Uns verlangt sehr nach Nachrichten von dem guten Willi. Nach den letzten, die wir durch Dich vom 15. vorigen Monats erhielten1, lag er noch im Lazarett zu Vendôme. Lieber hätte ich gehört, daß er gleich fort transportirt wäre, was in den ersten Tagen nach der Verwundung oft weniger bedenklich sein soll als später. Jetzt sind seit jenem Moment 5 Wochen vorüber, eine schrecklich lange Zeit für den armen Verwundeten, aber doch wohl noch nicht hinreichend für die Heilung, wenngleich seine jugendlichen und gesunden Kräfte sie früh erhoffen lassen. Möchten doch Clara oder Marie, wenn Du selbst verhindert bist, uns schreiben, wie es mit dem guten Jungen steht.
Wie haben sich in der letzten Zeit wieder die wichtigsten Ereignisse zusammengedrängt! Die Capitulation von Paris2 läßt uns Gottlob ein baldiges Ende dieses menschenmordenden Kriegs voraussehen. Unsere Überlegenheit ist dadurch um ein Großes gewachsen, und es ist den Machthabern in Frankreich nicht länger möglich, die Nation über ihre verzweifelte Lage zu verblenden. Vermuthlich wird es zwischen diesen selbst – in Paris und Bordeaux3 – zum Bruche kommen und dann die Partei des fortgesetzten Wahnsinns unterliegen. Im anderen Falle stände nur größere Vernichtung Frankreichs in Aussicht.
Die Nachricht von der Capitulation kam durch das Stuttgarter Correspondenz-Bureau4 am 28. Januar verfrüht zu uns, wurde aber, obwohl sie nicht als offiziell gelten konnte, allgemein geglaubt. Darum wurden am Sonnabend Mittag sofort alle Flaggen – die meinige ist schwarz weiß roth5 – herausgezogen; die Studenten verständigten sich über den am Abend abzuhaltenden Fackelzug; auf die Illumination war man seit Wochen vorbereitet und das Wetter war günstig: also strahlte unser Erlangen Abends von Licht, die Universität, für die ich gesorgt, machte sich zur allgemeinen Zufriedenheit sehr schön, der Fackelzug zog durch die Straßen nach meinem Hause, wo ich ihn unten auf der Veranda erwartete und, nachdem mir als Prorector ein Vivat ausgebracht worden, mit kurzer Ansprache und zeitgemäßen Hochs erwiederte.6 Glücklicher Weise wurde unsere etwas verfrühte Feier, die dem Act der Unterzeichnung in Versailles selbst um einige Stunden vorausging, am folgenden Tag bestätigt.
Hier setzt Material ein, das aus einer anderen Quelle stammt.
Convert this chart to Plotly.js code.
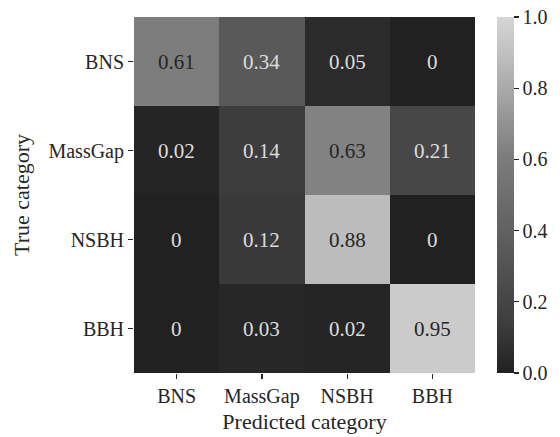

Der neueste große Erfolg der deutschen Südarmee wird für unsere Empfindung besonders noch durch die Schadenfreude erhöht, welche die Schweizer durch ihre Mißgunst reichlich um uns verdient haben, daß sie das nichtswürdige und schmutzige Franzosenpack in mehr als 80000 Exemplaren zu genießen bekommen.7 Möge ihnen die Kur gut bekommen zur Besserung!
Unser bairisches Land wurde durch die langwierigen Kammerversendungen über die Verträge, in welchen sich die pfäffische Bornirtheit und der Preußenhaß zusammenfanden und genug thaten, in Spannung erhalten, weil das Ergebnis der Abstimmung fast bis zum letzten Moment zweifelhaft blieb. Groß war die Freude über den glücklichen Ausfall. Mit gegenwärtiger Kammer wäre ein solcher nicht zu erreichen gewesen ohne die Entschiedenheit unseres jungen Königs.
Ich schließe um den Brief noch rechtzeitig auf die Eisenbahn zu besorgen und die erbetene Antwort um keinen Tag zu verzögern.
Susanna grüßt herzlich mit mir Dich und Deine Lieben:
NB8 sie wartet auch auf Antwort von Klara auf einen vor 5 Wochen abgegangenen Brief.